GOAL :: Using the records below, copy exactly the part that opens with the line holding "Convert this chart to matplotlib code." and closes with the line holding "B_sora_err = [0.5, 4.5, 3.3, 6.3, 5.2]", minus the pictures.
--- DATA SUPPLIED ---
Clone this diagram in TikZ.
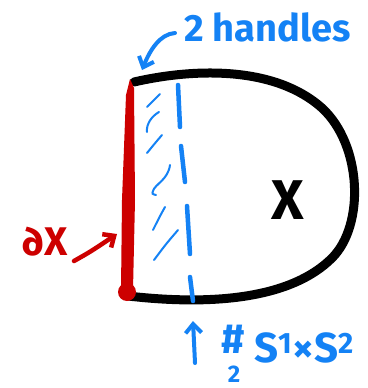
\documentclass[tikz,border=0pt]{standalone}
\usepackage{fontspec}
\setmainfont{Fira Sans}
\usetikzlibrary{arrows.meta}
\definecolor{inkblue}{RGB}{20,130,245}
\definecolor{inkred}{RGB}{205,0,0}
\tikzset{
  bluetext/.style={text=inkblue, font=\bfseries\fontsize{38}{42}\selectfont, inner sep=0pt},
  redtext/.style={text=inkred, font=\bfseries\fontsize{40}{44}\selectfont, inner sep=0pt},
  bluearrow/.style={draw=inkblue, line width=4pt, line cap=round, -{Straight Barb[length=9pt,width=16pt,line width=4pt]}},
  redarrow/.style={draw=inkred, line width=4.5pt, line cap=round, -{Straight Barb[length=9pt,width=16pt,line width=4.5pt]}},
  hatch/.style={draw=inkblue, line width=2pt, line cap=round},
  dashstroke/.style={draw=inkblue, line width=4.5pt, line cap=round},
}
\begin{document}
\begin{tikzpicture}[x=1pt,y=-1pt]
\useasboundingbox[fill=white] (0,0) rectangle (367,388);
% black outline
\draw[line width=9pt, line cap=round] (134,82) .. controls (195,68) and (275,66) .. (322,108)
  .. controls (362,145) and (365,225) .. (332,258)
  .. controls (292,298) and (215,306) .. (128,296);
% red boundary
\fill[inkred] (130,79) -- (134,88) -- (135,200) -- (133,290) -- (121,290) -- (122,200) -- (126,95) -- cycle;
\fill[inkred] (127,292) circle (9pt);
% blue dashed curve
\draw[dashstroke] (178,85) -- (180,127);
\draw[dashstroke] (181,146) -- (185,182);
\draw[dashstroke] (187,206) -- (190,254);
\draw[dashstroke] (190,277) -- (193,301);
% hatch strokes
\draw[hatch] (160,94) .. controls (154,100) .. (147,107);
\draw[hatch] (159,112) .. controls (152,116) and (146,124) .. (147,132);
\draw[hatch] (162,135) .. controls (156,142) .. (147,153);
\draw[hatch] (170,165) .. controls (168,180) and (155,184) .. (153,191) .. controls (152,194) .. (156,195);
\draw[hatch] (165,207) .. controls (160,216) .. (153,230);
\draw[hatch] (178,230) .. controls (166,244) .. (154,260);
% labels
\node[bluetext, anchor=west] (handles) at (184,27) {2 handles};
\coordinate (corner) at (142,70);
\draw[bluearrow] (175,33) .. controls (160,34) and (150,50) .. (corner);
\node[redtext, anchor=center] (dX) at (45,242) {∂X};
\coordinate (redend) at (117,234);
\draw[redarrow] (74,261) .. controls (90,252) .. (redend);
\node[font=\bfseries\fontsize{56}{60}\selectfont, inner sep=0pt] (X) at (288,200) {X};
\coordinate (bottomend) at (193,321);
\coordinate (bottomstart) at (195,363);
\draw[bluearrow] (bottomstart) -- (bottomend);
\node[bluetext, font=\bfseries\fontsize{42}{46}\selectfont] (hash) at (233,339) {\#};
\node[bluetext, font=\bfseries\fontsize{24}{28}\selectfont] (two) at (234,374) {2};
\node[bluetext, font=\bfseries\fontsize{42}{46}\selectfont, anchor=west] (sum) at (254,348) {S\textsuperscript{1}×S\textsuperscript{2}};
\end{tikzpicture}
\end{document}
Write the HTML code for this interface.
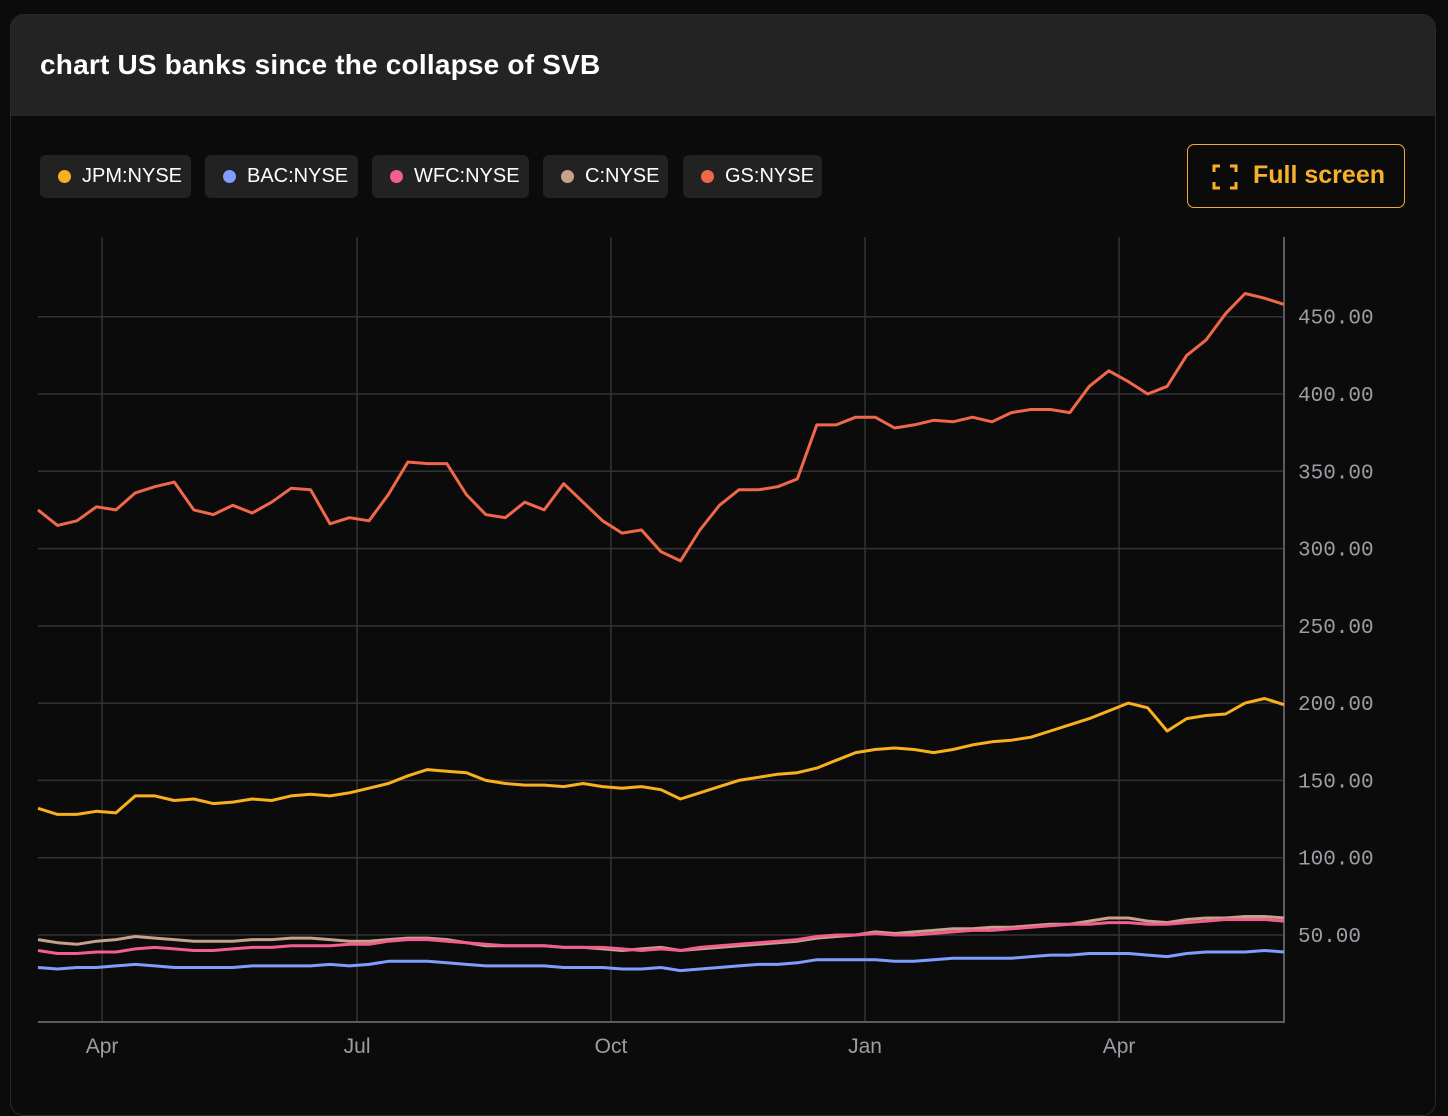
<!DOCTYPE html>
<html><head><meta charset="utf-8"><style>
body{margin:0;width:1448px;height:1082px;background:#0b0b0b;overflow:hidden;font-family:"Liberation Sans",sans-serif}
#card{position:absolute;left:10px;top:14px;width:1424px;height:1100px;background:#0b0b0b;border:1px solid #2a2a2a;border-radius:14px;overflow:hidden}
#hdr{height:101px;background:#232323;}
#title{position:absolute;left:29px;top:34px;color:#fff;font-weight:bold;font-size:28px;letter-spacing:0.2px}
.pill{position:absolute;top:140px;height:43px;background:#222;border-radius:6px;color:#fff;font-size:20px;line-height:43px;padding:0 8px 0 42px;box-sizing:border-box}
.pill i{position:absolute;left:18px;top:15px;width:13px;height:13px;border-radius:50%}
#fs{position:absolute;left:1176px;top:129px;width:218px;height:64px;border:1.5px solid #f5ad27;border-radius:7px;box-sizing:border-box;color:#f7b02c;font-weight:bold;font-size:25px;line-height:61px}
svg{position:absolute;left:0;top:0}
</style></head><body>
<div id="card">
<div id="hdr"></div>
<div id="title">chart US banks since the collapse of SVB</div>
<div class="pill" style="left:29px;width:151px"><i style="background:#f8b01e"></i>JPM:NYSE</div>
<div class="pill" style="left:194px;width:153px"><i style="background:#7f9cff"></i>BAC:NYSE</div>
<div class="pill" style="left:361px;width:157px"><i style="background:#f25e8e"></i>WFC:NYSE</div>
<div class="pill" style="left:532px;width:125px"><i style="background:#c8a08c"></i>C:NYSE</div>
<div class="pill" style="left:672px;width:139px"><i style="background:#f0674a"></i>GS:NYSE</div>
<div id="fs">
<svg width="26" height="26" style="left:24px;top:19px"><path d="M2 8V2h6M18 2h6v6M24 18v6h-6M8 24H2v-6" fill="none" stroke="#f7b02c" stroke-width="3"/></svg>
<span style="position:absolute;left:65px">Full screen</span></div>
</div>
<svg id="chart" width="1448" height="1082"></svg>
<script>
const yTicks=[50,100,150,200,250,300,350,400,450];
const xTickLabels=["Apr","Jul","Oct","Jan","Apr"];
const xTickIdx=[3.29,16.39,29.43,42.48,55.53];
const gs=[325,315,318,327,325,336,340,343,325,322,328,323,330,339,338,316,320,318,335,356,355,355,335,322,320,330,325,342,330,318,310,312,298,292,312,328,338,338,340,345,380,380,385,385,378,380,383,382,385,382,388,390,390,388,405,415,408,400,405,425,435,452,465,462,458];
const jpm=[132,128,128,130,129,140,140,137,138,135,136,138,137,140,141,140,142,145,148,153,157,156,155,150,148,147,147,146,148,146,145,146,144,138,142,146,150,152,154,155,158,163,168,170,171,170,168,170,173,175,176,178,182,186,190,195,200,197,182,190,192,193,200,203,199];
const bac=[29,28,29,29,30,31,30,29,29,29,29,30,30,30,30,31,30,31,33,33,33,32,31,30,30,30,30,29,29,29,28,28,29,27,28,29,30,31,31,32,34,34,34,34,33,33,34,35,35,35,35,36,37,37,38,38,38,37,36,38,39,39,39,40,39];
const wfc=[40,38,38,39,39,41,42,41,40,40,41,42,42,43,43,43,44,44,46,47,47,46,45,44,43,43,43,42,42,42,41,40,41,40,42,43,44,45,46,47,49,50,50,51,50,50,51,52,53,53,54,55,56,57,57,58,58,57,57,58,59,60,60,60,59];
const cit=[47,45,44,46,47,49,48,47,46,46,46,47,47,48,48,47,46,46,47,48,48,47,45,43,43,43,43,42,42,41,40,41,42,40,41,42,43,44,45,46,48,49,50,52,51,52,53,54,54,55,55,56,57,57,59,61,61,59,58,60,61,61,62,62,61];
const X0=38,X1=1284,N=65,T=237,B=1022;
const x=i=>X0+i*(X1-X0)/(N-1);
const y=v=>935-(v-50)*1.5457;
const svg=document.getElementById('chart'),NS='http://www.w3.org/2000/svg';
function mk(t,a){const e=document.createElementNS(NS,t);for(const k in a)e.setAttribute(k,a[k]);svg.appendChild(e);return e;}
yTicks.forEach(v=>{const l=mk('line',{x1:X0,x2:X1,y1:y(v),y2:y(v),stroke:'#333','stroke-width':1.5});


const t=mk('text',{x:1298,y:y(v)+7,fill:'#9c9ea3','font-size':21,'font-family':'Liberation Mono, monospace'});t.textContent=v.toFixed(2);

});
xTickIdx.forEach((d,k)=>{const l=mk('line',{x1:x(d),x2:x(d),y1:T,y2:B,stroke:'#333','stroke-width':1.5});


const t=mk('text',{x:x(d),y:1053,fill:'#9c9ea3','font-size':21,'text-anchor':'middle'});t.textContent=xTickLabels[k];

});
const ax=mk('path',{d:`M${X0} ${B}H${X1}V${T}`,stroke:'#5a5c60','stroke-width':2,fill:'none'});


[[bac,'#7f9cff','bac-line'],[cit,'#c8a08c','c-line'],[wfc,'#f25e8e','wfc-line'],[jpm,'#f8b01e','jpm-line'],[gs,'#f0674a','gs-line']].forEach(([d,c,n])=>{
const p=mk('path',{d:d.map((v,i)=>(i?'L':'M')+x(i).toFixed(1)+' '+y(v).toFixed(1)).join(''),stroke:c,'stroke-width':3,fill:'none','stroke-linejoin':'round'});

});
</script>
</body></html>
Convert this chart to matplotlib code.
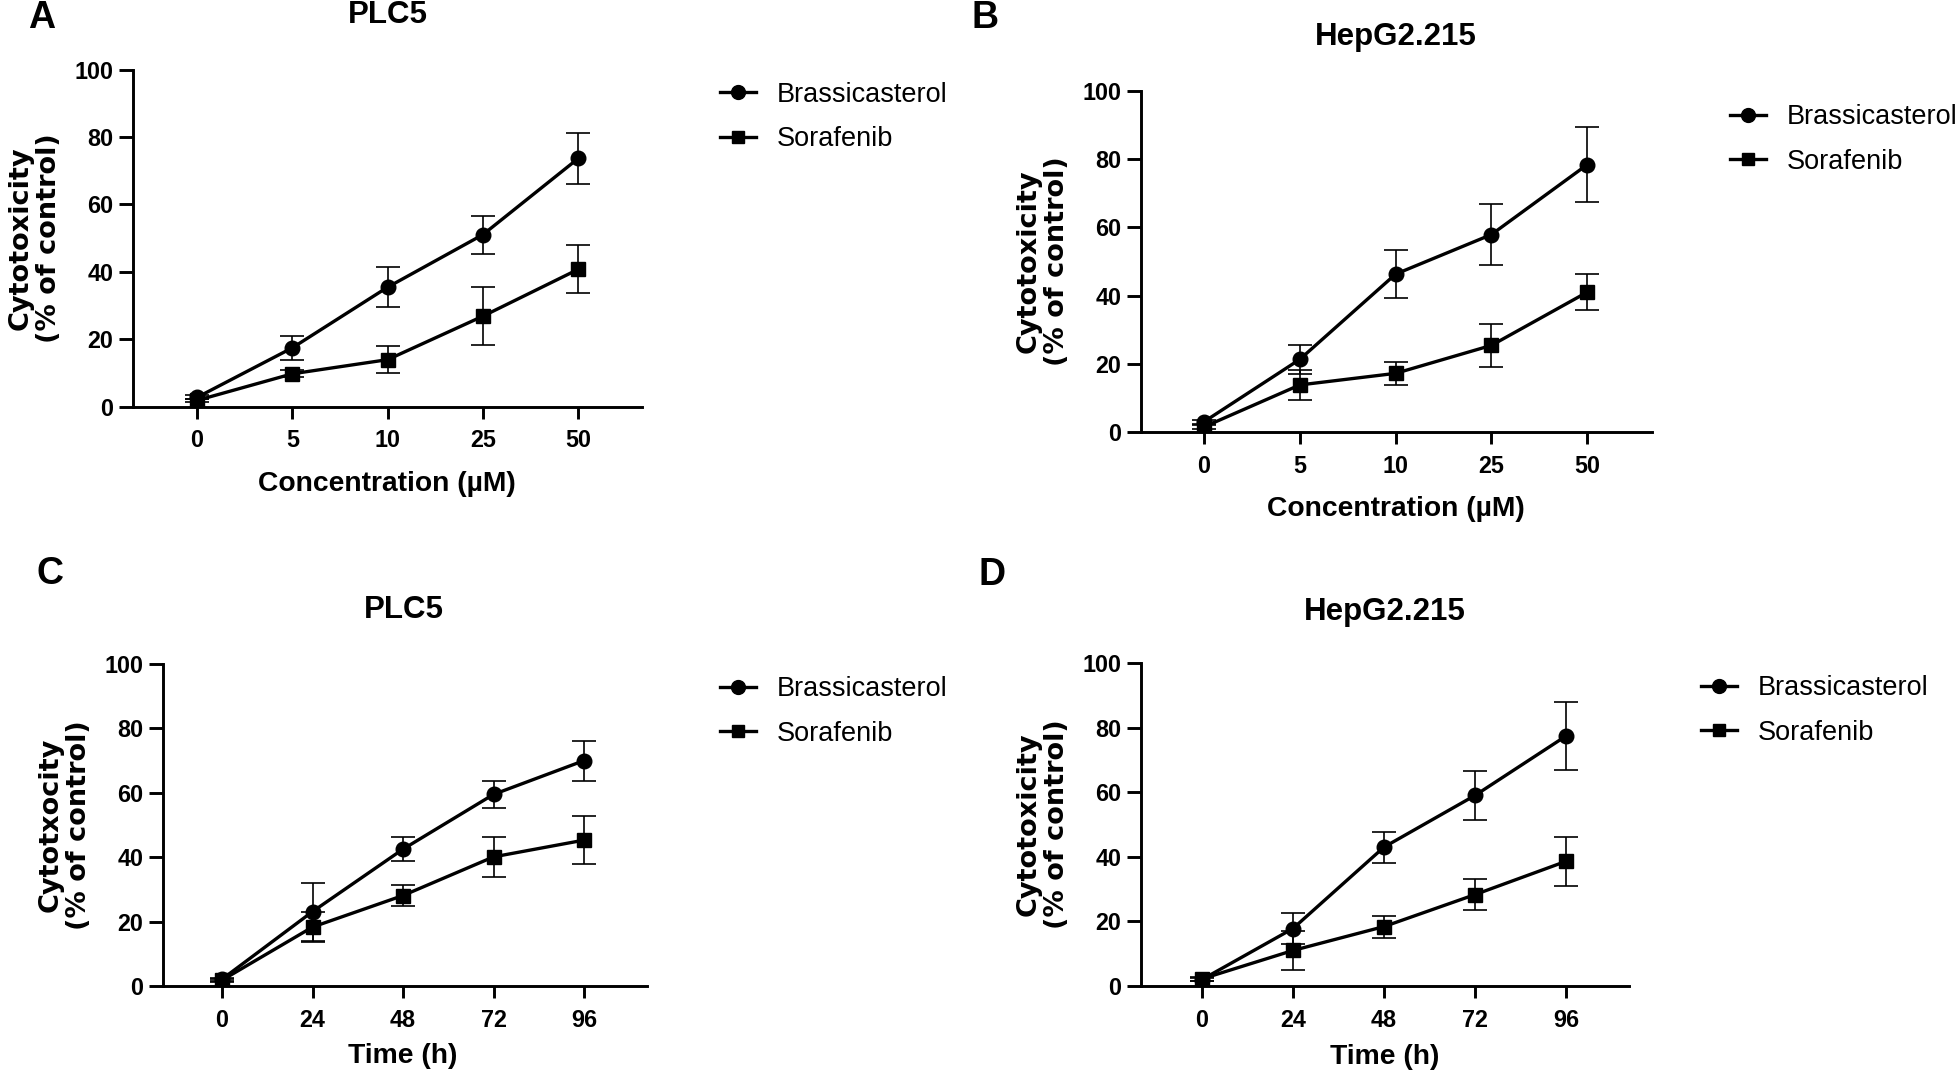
import matplotlib
matplotlib.use("Agg")
import matplotlib.pyplot as plt

# ---------------- data ----------------
conc_labels = ["0", "5", "10", "25", "50"]
time_labels = ["0", "24", "48", "72", "96"]
series_names = ["Brassicasterol", "Sorafenib"]

# Panel A: PLC5, concentration
A_bras = [2.7, 17.4, 35.4, 51.0, 73.6]
A_bras_err = [0.6, 3.5, 6.0, 5.6, 7.7]
A_sora = [1.8, 9.7, 13.9, 26.8, 40.7]
A_sora_err = [0.5, 1.0, 4.1, 8.6, 7.1]

# Panel B: HepG2.215, concentration
B_bras = [3.0, 21.3, 46.3, 57.9, 78.4]
B_bras_err = [0.6, 4.3, 7.1, 9.0, 11.0]
B_sora = [1.5, 13.8, 17.2, 25.4, 41.0]
B_sora_err = [0.5, 4.5, 3.3, 6.3, 5.2]

# Panel C: PLC5, time
C_bras = [2.1, 23.1, 42.5, 59.5, 70.0]
C_bras_err = [0.5, 9.0, 3.7, 4.1, 6.2]
C_sora = [1.8, 18.3, 28.1, 40.1, 45.3]
C_sora_err = [0.5, 4.6, 3.3, 6.3, 7.5]

# Panel D: HepG2.215, time
D_bras = [2.0, 17.8, 43.0, 59.0, 77.4]
D_bras_err = [0.5, 4.7, 4.8, 7.6, 10.6]
D_sora = [2.2, 11.0, 18.4, 28.3, 38.6]
D_sora_err = [0.5, 6.0, 3.4, 4.9, 7.5]

titles = ["PLC5", "HepG2.215", "PLC5", "HepG2.215"]
panel_letters = ["A", "B", "C", "D"]
xlabels = ["Concentration (\u00b5M)", "Concentration (\u00b5M)", "Time (h)", "Time (h)"]
ylabels = ["Cytotoxicity\n(% of control)", "Cytotoxicity\n(% of control)",
           "Cytotxocity\n(% of control)", "Cytotoxicity\n(% of control)"]
yticks = [0, 20, 40, 60, 80, 100]

# ---------------- layout (pixels, from top-left) ----------------
W, H = 1960, 1074
def fx(px):
    return px / W
def fy(py):
    return 1 - py / H

# left, right, top, bottom of axes; x of first tick; tick spacing
layout = [
    dict(l=133, r=642, t=69.5, b=406.5, x0=197, dx=95.3,
         title=(387.5, 15), letter=(42, 18), ylab=35, xlab=(387, 484),
         leg=(720, 81.5)),
    dict(l=1141, r=1652, t=91, b=432, x0=1204, dx=95.8,
         title=(1396, 37), letter=(985, 18), ylab=1043, xlab=(1396, 509),
         leg=(1729.5, 104)),
    dict(l=163, r=647, t=664, b=986, x0=222, dx=90.5,
         title=(404, 610), letter=(50, 574), ylab=65, xlab=(403, 1056),
         leg=(719.5, 676)),
    dict(l=1141, r=1629, t=663, b=986, x0=1202, dx=91.0,
         title=(1385, 612), letter=(992, 575), ylab=1043, xlab=(1385, 1057),
         leg=(1701, 675)),
]

panels = [
    (conc_labels, A_bras, A_bras_err, A_sora, A_sora_err),
    (conc_labels, B_bras, B_bras_err, B_sora, B_sora_err),
    (time_labels, C_bras, C_bras_err, C_sora, C_sora_err),
    (time_labels, D_bras, D_bras_err, D_sora, D_sora_err),
]

SANS = ["Liberation Sans", "DejaVu Sans"]
WIDE = ["DejaVu Sans"]
plt.rcParams["font.family"] = SANS

fig = plt.figure(figsize=(W / 100, H / 100), dpi=100)

for i, (lay, data) in enumerate(zip(layout, panels)):
    xl, bras, bras_err, sora, sora_err = data
    ax = fig.add_axes([fx(lay["l"]), fy(lay["b"]),
                       (lay["r"] - lay["l"]) / W, (lay["b"] - lay["t"]) / H])
    xs = list(range(len(xl)))
    for vals, errs, mk, ms, name in [(sora, sora_err, "s", 9.5, series_names[1]),
                                      (bras, bras_err, "o", 10.5, series_names[0])]:
        ax.errorbar(xs, vals, yerr=errs, fmt="none", ecolor="black",
                    elinewidth=1.2, capsize=8.5, capthick=1.2, zorder=2)
        ax.plot(xs, vals, color="black", lw=2.4, marker=mk, ms=ms,
                mfc="black", mec="black", label=name, zorder=3)
    ax.set_ylim(0, 100)
    ax.set_xlim((lay["l"] - lay["x0"]) / lay["dx"], (lay["r"] - lay["x0"]) / lay["dx"])
    ax.set_xticks(xs)
    ax.set_xticklabels(xl)
    ax.set_yticks(yticks)
    for s in ["top", "right"]:
        ax.spines[s].set_visible(False)
    for s in ["left", "bottom"]:
        ax.spines[s].set_linewidth(2.1)
    ax.tick_params(axis="y", length=10, width=2.1, pad=4, labelsize=16.8)
    ax.tick_params(axis="x", length=8.5, width=2.1, pad=8, labelsize=16.8)
    for lab in ax.get_xticklabels() + ax.get_yticklabels():
        lab.set_fontweight("bold")
    ax.patch.set_visible(False)

    handles, labels = ax.get_legend_handles_labels()
    order = [labels.index(n) for n in series_names]
    ax.legend([handles[k] for k in order], [labels[k] for k in order],
              loc="upper left", bbox_to_anchor=(fx(lay["leg"][0]), fy(lay["leg"][1])),
              bbox_transform=fig.transFigure, frameon=False, borderpad=0,
              borderaxespad=0, handlelength=1.33, handletextpad=0.78,
              labelspacing=0.7, numpoints=1, markerscale=0.95,
              prop=dict(family=SANS, size=19.5))

    fig.text(fx(lay["title"][0]), fy(lay["title"][1]), titles[i], ha="center",
             va="center", fontsize=22.5, fontweight="bold")
    fig.text(fx(lay["letter"][0]), fy(lay["letter"][1]), panel_letters[i],
             ha="center", va="center", fontsize=27, fontweight="bold")
    fig.text(fx(lay["xlab"][0]), fy(lay["xlab"][1]), xlabels[i], ha="center",
             va="center", fontsize=20.3, fontweight="bold")
    fig.text(fx(lay["ylab"]), fy((lay["t"] + lay["b"]) / 2), ylabels[i],
             rotation=90, ha="center", va="center", multialignment="center",
             fontsize=19.5, fontweight="bold", family=WIDE, linespacing=1.12)

fig.savefig("out.png", dpi=100, facecolor="white")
---
TASK SOLUTION ::
Convert this chart to matplotlib code.
import matplotlib
matplotlib.use("Agg")
import matplotlib.pyplot as plt

# ---------------- data ----------------
conc_labels = ["0", "5", "10", "25", "50"]
time_labels = ["0", "24", "48", "72", "96"]
series_names = ["Brassicasterol", "Sorafenib"]

# Panel A: PLC5, concentration
A_bras = [2.7, 17.4, 35.4, 51.0, 73.6]
A_bras_err = [0.6, 3.5, 6.0, 5.6, 7.7]
A_sora = [1.8, 9.7, 13.9, 26.8, 40.7]
A_sora_err = [0.5, 1.0, 4.1, 8.6, 7.1]

# Panel B: HepG2.215, concentration
B_bras = [3.0, 21.3, 46.3, 57.9, 78.4]
B_bras_err = [0.6, 4.3, 7.1, 9.0, 11.0]
B_sora = [1.5, 13.8, 17.2, 25.4, 41.0]
B_sora_err = [0.5, 4.5, 3.3, 6.3, 5.2]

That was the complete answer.